Erdoğan began pushing Turkey in an Islamist direction in 2003 when he was elected prime minister. Now he has the power to accomplish his objectives. Critics say he is an autocratic leader.
Thousands of flag-waving supporters cheered the referendum, chanting that he restore the death penalty.
But Erdoğan won just 51 percent of the vote. The opposition is calling for an investigation, saying they faced intimidation, which included beatings, detentions, and threats.
The referendum abolishes the office of prime minister and gives broad executive powers to the president.
An analysis of the referendum in Britain's The Guardian compares Erdoğan's rise to power to that of Nazi Germany.

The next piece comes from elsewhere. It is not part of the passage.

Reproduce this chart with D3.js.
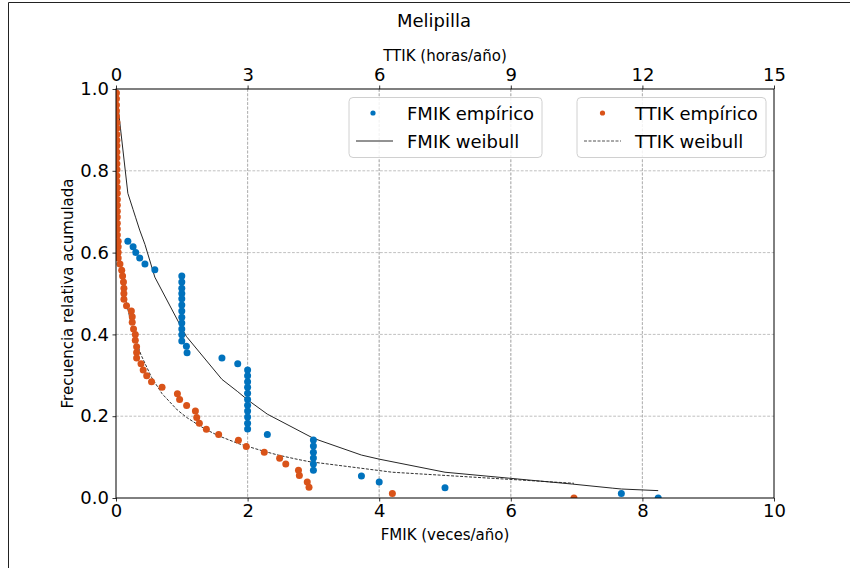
<!DOCTYPE html>
<html><head><meta charset="utf-8">
<script src="https://cdn.jsdelivr.net/npm/d3@7"></script>
<style>body{margin:0;background:#fff}svg{display:block;font-family:"DejaVu Sans",sans-serif}</style>
</head><body>
<svg id="chart" width="850" height="568"></svg>
<script>
// ---- data ----
const fmikX = [0.18,0.26,0.30,0.36,0.44,0.59,
  1,1,1,1,1,1,1,1,1,1,1,1,
  1.07,1.08,1.61,1.85,
  2,2,2,2,2,2,2,2,2,2,2,
  2.30,
  3,3,3,3,3,3,
  3.73,4.0,5.0,7.68,8.24];
const fmikY = [0.628,0.614,0.600,0.587,0.572,0.558,
  0.543,0.528,0.513,0.500,0.487,0.472,0.457,0.442,0.428,0.413,0.399,0.384,
  0.371,0.355,0.342,0.328,
  0.313,0.299,0.284,0.271,0.256,0.241,0.227,0.213,0.198,0.183,0.169,
  0.155,
  0.142,0.127,0.112,0.098,0.083,0.068,
  0.054,0.039,0.025,0.011,0.0];

const ttikX = [0.01,0.01,0.01,0.01,0.01,0.02,0.02,0.02,0.02,0.02,0.02,0.02,0.02,0.02,0.02,0.02,
  0.03,0.03,0.03,0.03,0.03,0.03,0.03,0.03,0.03,
  0.05,0.05,0.05,0.05,0.09,0.13,0.15,0.17,0.18,0.18,0.18,0.24,0.35,0.37,0.37,0.40,0.44,0.44,
  0.47,0.47,0.47,0.57,0.62,0.70,0.81,1.05,1.40,1.45,1.61,1.81,1.84,1.90,2.06,2.34,2.79,2.97,
  3.38,3.73,3.87,4.16,4.18,4.36,4.40,6.30,10.44];
const ttikY = [0.990,0.976,0.961,0.947,0.933,0.918,0.904,0.889,0.875,0.861,0.846,0.832,0.817,0.803,0.788,0.774,
  0.759,0.745,0.730,0.716,0.701,0.687,0.672,0.658,0.643,
  0.628,0.614,0.600,0.587,0.572,0.557,0.543,0.528,0.513,0.500,0.486,0.470,0.457,0.443,0.430,0.413,0.400,0.386,
  0.370,0.356,0.342,0.328,0.313,0.299,0.284,0.271,0.255,0.241,0.226,0.213,0.197,0.183,0.168,0.155,0.141,0.126,
  0.112,0.097,0.083,0.068,0.055,0.039,0.026,0.011,0.0];

const fmikWX = [0,0.18,0.26,0.30,0.36,0.44,0.59,1.0,1.07,1.08,1.61,1.85,2.0,2.30,3.0,3.73,4.0,5.0,6.94,7.55,7.68,8.24];
const fmikWY = [1.0,0.745,0.705,0.685,0.655,0.62,0.54,0.415,0.395,0.393,0.29,0.26,0.24,0.205,0.146,0.105,0.095,0.063,0.034,0.024,0.022,0.018];

const ttikWX = [0,0.001,0.005,0.01,0.02,0.03,0.05,0.09,0.13,0.17,0.24,0.35,0.44,0.57,0.81,1.05,1.40,1.61,1.90,2.06,2.34,2.79,3.38,3.73,4.16,4.40,6.30,10.44];
const ttikWY = [1.0,0.90,0.83,0.79,0.73,0.70,0.64,0.585,0.545,0.515,0.475,0.425,0.39,0.35,0.295,0.255,0.215,0.197,0.177,0.167,0.152,0.133,0.114,0.104,0.094,0.089,0.063,0.036];

const fmikTicks = [0,2,4,6,8,10];
const ttikTicks = [0,3,6,9,12,15];
const yTicks = [0,0.2,0.4,0.6,0.8,1.0];

// ---- layout ----
const svg = d3.select("#chart");
const L = 116, R = 774, T = 89, B = 498;
const x = d3.scaleLinear().domain([0,10]).range([L,R]);
const xt = d3.scaleLinear().domain([0,15]).range([L,R]);
const y = d3.scaleLinear().domain([0,1]).range([B,T]);
const blue = "#0072BD", orange = "#D95319";

// figure border
svg.append("path").attr("d","M8.5,568 L8.5,2.5 L850,2.5").attr("fill","none").attr("stroke","#222").attr("stroke-width",1);

// grid
const grid = svg.append("g").attr("stroke","#b0b0b0").attr("stroke-width",0.8).attr("stroke-dasharray","2.8,1.6");
fmikTicks.filter(d=>d>0&&d<10).forEach(d=>grid.append("line").attr("x1",x(d)).attr("x2",x(d)).attr("y1",T).attr("y2",B));
ttikTicks.filter(d=>d>0&&d<15).forEach(d=>grid.append("line").attr("x1",xt(d)).attr("x2",xt(d)).attr("y1",T).attr("y2",B));
yTicks.filter(d=>d>0&&d<1).forEach(d=>grid.append("line").attr("x1",L).attr("x2",R).attr("y1",y(d)).attr("y2",y(d)));

svg.append("defs").append("clipPath").attr("id","clip").append("rect").attr("x",L).attr("y",T).attr("width",R-L).attr("height",B-T);
const plot = svg.append("g").attr("clip-path","url(#clip)");

const line = d3.line();
plot.append("path").attr("d", line(fmikWX.map((d,i)=>[x(d), y(fmikWY[i])])))
  .attr("fill","none").attr("stroke","#262626").attr("stroke-width",1);
plot.append("path").attr("d", line(ttikWX.map((d,i)=>[xt(d), y(ttikWY[i])])))
  .attr("fill","none").attr("stroke","#1a1a1a").attr("stroke-width",0.9).attr("stroke-dasharray","3,1.5");

plot.selectAll("circle.f").data(fmikX).join("circle").attr("class","f")
  .attr("cx",d=>x(d)).attr("cy",(d,i)=>y(fmikY[i])).attr("r",3.5).attr("fill",blue);
plot.selectAll("circle.t").data(ttikX).join("circle").attr("class","t")
  .attr("cx",d=>xt(d)).attr("cy",(d,i)=>y(ttikY[i])).attr("r",3.5).attr("fill",orange);

// axes
function style(g){
  g.select(".domain").remove();
  g.selectAll(".tick line").attr("stroke","#000").attr("stroke-width",0.8);
  g.selectAll("text").attr("fill","#000").style("font-size","18px").style("font-family","DejaVu Sans");
}
svg.append("g").attr("transform",`translate(0,${B})`)
  .call(d3.axisBottom(x).tickValues(fmikTicks).tickFormat(d3.format("d")).tickSize(3.5).tickPadding(3)).call(style);
svg.append("g").attr("transform",`translate(0,${T})`)
  .call(d3.axisTop(xt).tickValues(ttikTicks).tickFormat(d3.format("d")).tickSize(3.5).tickPadding(4.5)).call(style);
svg.append("g").attr("transform",`translate(${L},0)`)
  .call(d3.axisLeft(y).tickValues(yTicks).tickFormat(d3.format(".1f")).tickSize(3.5).tickPadding(3.5)).call(style);
svg.append("rect").attr("x",L).attr("y",T).attr("width",R-L).attr("height",B-T)
  .attr("fill","none").attr("stroke","#000").attr("stroke-width",1);

// labels
svg.append("text").attr("x",434).attr("y",27).attr("text-anchor","middle").style("font-size","18px").attr("fill","#000").text("Melipilla");
svg.append("text").attr("x",445).attr("y",61).attr("text-anchor","middle").style("font-size","15px").attr("fill","#000").text("TTIK (horas/año)");
svg.append("text").attr("x",445).attr("y",540).attr("text-anchor","middle").style("font-size","15px").attr("fill","#000").text("FMIK (veces/año)");
svg.append("text").attr("transform",`translate(73,${(T+B)/2}) rotate(-90)`).attr("text-anchor","middle").style("font-size","15px").attr("fill","#000").text("Frecuencia relativa acumulada");

// legends
function legend(x0,w,color,l1,l2,dash,mx,lx1,lx2,tx){
  const g = svg.append("g");
  g.append("rect").attr("x",x0).attr("y",97.5).attr("width",w).attr("height",60).attr("rx",4)
    .attr("fill","#fff").attr("fill-opacity",0.85).attr("stroke","#d0d0d0").attr("stroke-width",1);
  g.append("circle").attr("cx",mx).attr("cy",113).attr("r",2.6).attr("fill",color);
  const ln = g.append("line").attr("x1",lx1).attr("x2",lx2).attr("y1",141).attr("y2",141).attr("stroke","#262626").attr("stroke-width",dash?0.8:1);
  if(dash) ln.attr("stroke-dasharray","3,1.5");
  g.append("text").attr("x",tx).attr("y",119.5).style("font-size","18px").attr("fill","#000").text(l1);
  g.append("text").attr("x",tx).attr("y",147.5).style("font-size","18px").attr("fill","#000").text(l2);
}
legend(349,193,blue,"FMIK empírico","FMIK weibull",false,373,356,393,407);
legend(577,189,orange,"TTIK empírico","TTIK weibull",true,602.5,584,621,635);
</script>
</body></html>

"It's hard not to notice the striking resemblance to the sequence of events in Germany from 1933: the Reichstag fire, the Night of the Long Knives, the infamous referendum in 1934. The similarities give one a powerful sense of history copy-and-pasting itself," the author writes.
The Guardian quotes Steven Cook in an essay for Foreign Policy, entitled "RIP Turkey: 1921-2017."
"The Turkish republic has always been flawed, but it always contained the aspiration that – against the backdrop of the principles to which successive constitutions claimed fidelity – it could become a democracy. Erdoğan's new Turkey closes off that prospect."